= Bellagio Group =

International economics discussion group

The Bellagio Group is a group of international economists, senior central bankers and Treasury officials who meet annually to discuss international economic and financial issues.

==History==
The group was formed in the 1960s by Austrian economist Fritz Machlup along with William Fellner and Robert Triffin. This was partially in response to G-10 leader Douglas Dillon's statement that academics were not being invited to participate in IMF and G-10 studies on monetary reform because they could not agree on solutions. Machlup wished to focus on and interrogate those disagreements and the group was seen as providing an intellectual, as opposed to political, assessment of aspects of monetary reform.

Early meetings were held at the Rockefeller Foundation Center, overlooking the town of Bellagio which gave the group its name. Membership in the group is split between international economists from academia and senior officials from central banks and treasury departments. The initial focus of the group was on constructing a proposal for "exchange rates and adjustment mechanisms for the international monetary system."

Machlup focused on specific monetary reform goals—liquidity, adjustment and confidence—looking at the assumptions behind plans to achieve them, as well as "opportunity costs of alternative [reform] plans". The group had its first meeting in December 1963 with subsequent meetings in January, March and May of 1964. At the end of this fourth conference the group published International Monetary Arrangements: The Problem of Choice: A Report on the Deliberations of an International Study Group of 32 Economists.

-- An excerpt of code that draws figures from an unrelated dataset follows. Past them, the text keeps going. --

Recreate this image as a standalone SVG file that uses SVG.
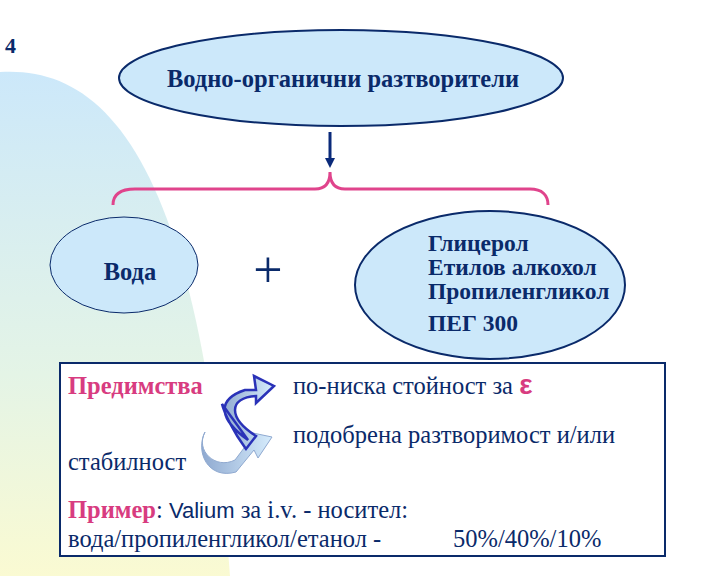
<svg xmlns="http://www.w3.org/2000/svg" width="720" height="576" viewBox="0 0 720 576">
<defs>
<linearGradient id="bg" x1="0" y1="0" x2="0" y2="1"><stop offset="0" stop-color="#cce8fa"/><stop offset="0.6" stop-color="#e4f4e6"/><stop offset="1" stop-color="#fafad2"/></linearGradient>
<linearGradient id="ar" x1="0" y1="0" x2="1" y2="0"><stop offset="0" stop-color="#8fa9d0"/><stop offset="1" stop-color="#d6ecfc"/></linearGradient>
</defs>
<style>
.t{font-family:"Liberation Serif",serif;fill:#0a2a6a}
.b{font-weight:bold}
.p{fill:#d83c80}
.node{fill:#cce8fa;stroke:#0a2a6a}
</style>
<rect width="720" height="576" fill="#fff"/>
<path d="M0,72 C110,65 200,170 230,576 L0,576 Z" fill="url(#bg)"/>
<text x="5" y="53" class="t b" font-size="22">4</text>
<g id="top"><ellipse cx="341" cy="78" rx="222" ry="48" class="node" stroke-width="2"/>
<text x="343" y="87" class="t b" font-size="24.5" text-anchor="middle">Водно-органични разтворители</text></g>
<g id="connectors">
<line x1="330" y1="132" x2="330" y2="160" stroke="#0a2a7a" stroke-width="3"/>
<path d="M325,158 L335,158 L330,168 Z" fill="#0a2a7a"/>
<path d="M113,205 C113,195 120,189 135,189 L315,189 C325,189 330,183 330,172 C330,183 335,189 345,189 L530,189 C542,189 548,195 548,205" fill="none" stroke="#e0448c" stroke-width="3"/>
</g>
<g id="voda"><ellipse cx="124" cy="265" rx="74" ry="48" class="node" stroke-width="1"/>
<text x="130" y="280" class="t b" font-size="24.5" text-anchor="middle">Вода</text></g>
<text x="268" y="287" class="t" font-size="52" text-anchor="middle">+</text>
<g id="solv"><ellipse cx="490" cy="285" rx="135" ry="74" class="node" stroke-width="2"/>
<text class="t b" font-size="23.5"><tspan x="428" y="251">Глицерол</tspan><tspan x="428" y="275">Етилов алкохол</tspan><tspan x="428" y="299">Пропиленгликол</tspan><tspan x="428" y="331">ПЕГ 300</tspan></text></g>
<g id="box"><rect x="60" y="363" width="605" height="193" fill="#fff" stroke="#0a2a6a" stroke-width="2"/>
<path d="M205,432 C195,450 215,470 235,460 L250,440 L248,432 L272,437 L258,458 L254,450 L236,472 C208,480 195,452 205,432 Z" fill="url(#ar)" stroke="#8fa9d0" stroke-width="1"/>
<path d="M248,440 C220,420 215,400 245,390 L256,390 L254,376 L274,386 L256,403 L256,396 C228,398 228,418 256,436 L246,449 C232,430 224,412 222,404 Z" fill="url(#ar)" stroke="#2a32b8" stroke-width="2.5"/>
<text x="68" y="394" class="t p b" font-size="24.5">Предимства</text>
<text x="293" y="394" class="t" font-size="24.5">по-ниска стойност за <tspan class="p" font-family="Liberation Sans,sans-serif" font-weight="bold" font-size="28">ε</tspan></text>
<text x="293" y="443" class="t" font-size="24.5">подобрена разтворимост и/или</text>
<text x="68" y="470" class="t" font-size="24.5">стабилност</text>
<text x="68" y="518" class="t" font-size="24.5"><tspan class="p b">Пример</tspan>: <tspan font-family="Liberation Sans,sans-serif" font-size="22">Valium</tspan> за i.v. - носител:</text>
<text x="68" y="547" class="t" font-size="24.5">вода/пропиленгликол/етанол   -<tspan x="453">50%/40%/10%</tspan></text>
</g>
</svg>
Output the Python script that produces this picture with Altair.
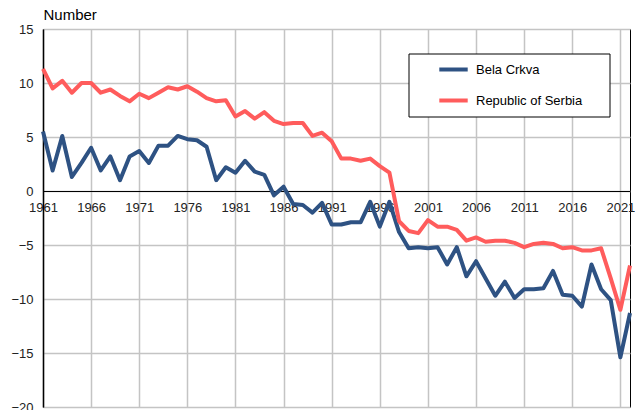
import altair as alt
import pandas as pd

years = list(range(1961, 2023))

bela_crkva = [
    5.5, 1.9, 5.1, 1.3, 2.6, 4.0, 1.9, 3.2, 1.0, 3.2,
    3.7, 2.6, 4.2, 4.2, 5.1, 4.8, 4.7, 4.1, 1.0, 2.2,
    1.7, 2.8, 1.8, 1.5, -0.4, 0.4, -1.2, -1.3, -2.0, -1.1,
    -3.1, -3.1, -2.9, -2.9, -1.0, -3.3, -1.0, -3.8, -5.3, -5.2,
    -5.3, -5.2, -6.8, -5.2, -7.9, -6.5, -8.1, -9.7, -8.4, -9.9,
    -9.1, -9.1, -9.0, -7.4, -9.6, -9.7, -10.7, -6.8, -9.1, -10.1,
    -15.4, -11.3,
]

serbia = [
    11.3, 9.5, 10.2, 9.1, 10.0, 10.0, 9.1, 9.4, 8.8, 8.3,
    9.0, 8.6, 9.1, 9.6, 9.4, 9.7, 9.2, 8.6, 8.3, 8.4,
    6.9, 7.4, 6.7, 7.3, 6.5, 6.2, 6.3, 6.3, 5.1, 5.4,
    4.6, 3.0, 3.0, 2.8, 3.0, 2.3, 1.7, -2.8, -3.7, -3.9,
    -2.7, -3.3, -3.3, -3.6, -4.6, -4.3, -4.7, -4.6, -4.6, -4.8,
    -5.2, -4.9, -4.8, -4.9, -5.3, -5.2, -5.5, -5.5, -5.3, -8.1,
    -11.0, -6.9,
]

series_names = ["Bela Crkva", "Republic of Serbia"]
series_colors = ["#2e5283", "#ff5c5c"]
x_ticks = [1961, 1966, 1971, 1976, 1981, 1986, 1991, 1996, 2001, 2006, 2011, 2016, 2021]
y_ticks = [-20, -15, -10, -5, 0, 5, 10, 15]
title_text = "Natural increase per 1,000 population, 1961- 2022"
y_title = "Number"

FONT = "Liberation Sans"

df = pd.DataFrame({
    "year": years + years,
    "value": bela_crkva + serbia,
    "series": [series_names[0]] * len(years) + [series_names[1]] * len(years),
})

lines = alt.Chart(df).mark_line(strokeWidth=4, strokeJoin="round").encode(
    x=alt.X(
        "year:Q",
        scale=alt.Scale(domain=[1961, 2022], nice=False, zero=False),
        axis=alt.Axis(
            values=x_ticks, format="d", title=None, orient="bottom",
            offset=-216, ticks=False, labelPadding=10, labelFlush=False,
            labelOverlap=False, grid=True, labelFontSize=13,
            labelColor="#222222", domainColor="black", domainWidth=1.2,
        ),
    ),
    y=alt.Y(
        "value:Q",
        scale=alt.Scale(domain=[-20, 15], nice=False, zero=False),
        axis=alt.Axis(
            values=y_ticks, title=y_title, titleAngle=0, titleAlign="left",
            titleBaseline="alphabetic", titleX=0, titleY=-10,
            titleFontSize=15, titleFontWeight="normal", titleColor="black",
            ticks=False, labelPadding=10, labelFontSize=13,
            labelColor="#222222", grid=True, domainColor="black",
            domainWidth=1.5,
        ),
    ),
    color=alt.Color(
        "series:N",
        scale=alt.Scale(domain=series_names, range=series_colors),
        legend=alt.Legend(
            title=None, orient="none", legendX=394, legendY=24,
            symbolType="stroke", symbolSize=807, symbolStrokeWidth=4,
            labelFontSize=13, labelOffset=6, padding=0, rowPadding=6,
            labelColor="black", labelFont=FONT,
        ),
    ),
)

box = alt.Chart(pd.DataFrame({"k": [0]})).mark_rect(
    fill="white", stroke="black", strokeWidth=1
).encode(
    x=alt.value(366), x2=alt.value(567), y=alt.value(25), y2=alt.value(88)
)

title = alt.Chart(pd.DataFrame({"t": [title_text]})).mark_text(
    align="left", baseline="alphabetic", fontSize=16, fontWeight="bold",
    font=FONT, color="black"
).encode(text="t:N", x=alt.value(0), y=alt.value(-25))

chart = alt.layer(box, lines, title).properties(
    width=587,
    height=378,
    padding={"left": 35, "top": 21, "right": 5, "bottom": 6},
    autosize=alt.AutoSizeParams(type="none"),
).configure_view(
    stroke="black", strokeWidth=1
).configure_axis(
    gridColor="#c4c4c4", gridWidth=1.5, labelFont=FONT, titleFont=FONT
)

chart.save("out.html", embed_options={"renderer": "svg", "actions": False})
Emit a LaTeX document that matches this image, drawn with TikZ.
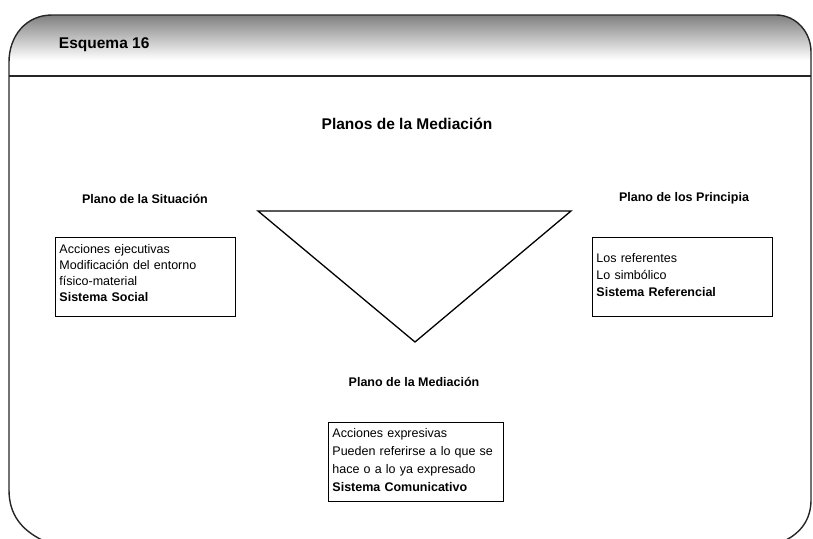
\documentclass[tikz,border=0pt]{standalone}
\usepackage{fontspec}
\setmainfont{Liberation Sans}
\usetikzlibrary{positioning}
\tikzset{heading/.style={font=\fontsize{12.5}{15}\selectfont\bfseries}}
\tikzset{bigheading/.style={font=\fontsize{15.5}{18}\selectfont\bfseries}}
\tikzset{infobox/.style={draw,line width=0.9pt,align=left,anchor=north west,
                         inner xsep=4pt,inner ysep=4pt,
                         font=\fontsize{12.5}{16}\selectfont}}
% first line height and last line depth inside the boxes
\newcommand{\toppad}[1]{\rule{0pt}{#1}}
\newcommand{\botpad}[1]{\rule[-#1]{0pt}{#1}}

\begin{document}
\begin{tikzpicture}[x=1pt,y=-1pt,line width=1.3pt]
    \tikzstyle{frameline}=[line width=1.4pt,black!85]
    \useasboundingbox (0,0) rectangle (813,538);

    % header band
    \begin{scope}
      \clip (9,76) -- (9,62) .. controls (9,36) and (26,15) .. (52,15)
            -- (776,15) .. controls (796,15) and (811,32) .. (811,52)
            -- (811,76) -- cycle;
      \shade[top color=black!50,bottom color=white] (0,15) rectangle (813,60);
    \end{scope}

    % frame
    \draw[frameline] (9,490) -- (9,62) .. controls (9,36) and (26,15) .. (52,15)
          -- (776,15) .. controls (796,15) and (811,32) .. (811,52) -- (811,500)
          .. controls (811,520) and (800,533) .. (786,540);
    \draw[frameline] (9,490) .. controls (9,515) and (22,530) .. (42,540);
    \draw[frameline] (9,76) -- (811,76);

    \node[bigheading,anchor=west] (esquema) at (55,45) {Esquema 16};
    \node[bigheading] (titulo) at (407,124) {Planos de la Mediación};

    % triangle
    \coordinate (tl) at (258,211);
    \coordinate (tr) at (571,211);
    \coordinate (tb) at (415,342);
    \draw (tl) -- (tr) -- (tb) -- cycle;

    % Labels
    \node[heading] (situacion) at (145,199) {Plano de la Situación};
    \node[heading] (principia) at (684,198) {Plano de los Principia};
    \node[heading] (mediacion) at (414,382) {Plano de la Mediación};

    \node[infobox,text width=172pt] (boxsit) at (55,237)
        {\toppad{12.5pt}Acciones ejecutivas\\Modificación del entorno\\físico-material\\
         \textbf{Sistema Social}\botpad{10pt}};
    \node[infobox,text width=172pt,font=\fontsize{12.5}{17}\selectfont] (boxpri) at (592,237)
        {\toppad{21.5pt}Los referentes\\Lo simbólico\\\textbf{Sistema Referencial}\botpad{15pt}};
    \node[infobox,text width=167pt,font=\fontsize{12.5}{18}\selectfont] (boxmed) at (328,422)
        {\toppad{11.5pt}Acciones expresivas\\Pueden referirse a lo que se\\hace o a lo ya expresado\\
         \textbf{Sistema Comunicativo}\botpad{5pt}};
\end{tikzpicture}
\end{document}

In 1965, Fritz Machlup was asked by G-10 leader Otmar Emminger for the group's assistance in "creating an environment for policy makers to discuss adjustment issues and recommendations". This began a 14-year collaboration with 15 conferences starting in 1966. The early Bellagio Group's successors include the Group of Thirty, the Bürgenstock Conferences and the Joint Conferences of Officials and Academics. After meeting regularly from 1964 to 1974, the group ceased meeting when major industrial countries had mostly moved to floating exchange rates.

==Current status==
The Bellagio Group was revived in 1996 by Andrew Crockett, the General Manager of the Bank for International Settlements, who asked Peter Kenen to be the convener. Leadership of the group then passed to Barry Eichengreen of Berkeley from 2004 to 2020, and then to Kristin Forbes of MIT in 2020. The group meets annually, usually at one of the participating central banks or other institutions.

==Members==
Past members of the group include prominent international economists such as: Rudiger Dornbusch, Stanley Fischer, Francesco Giavazzi, Peter Kenen, Philip Lane, Raghu Rajan, Ken Rogoff and Charles Wyplosz.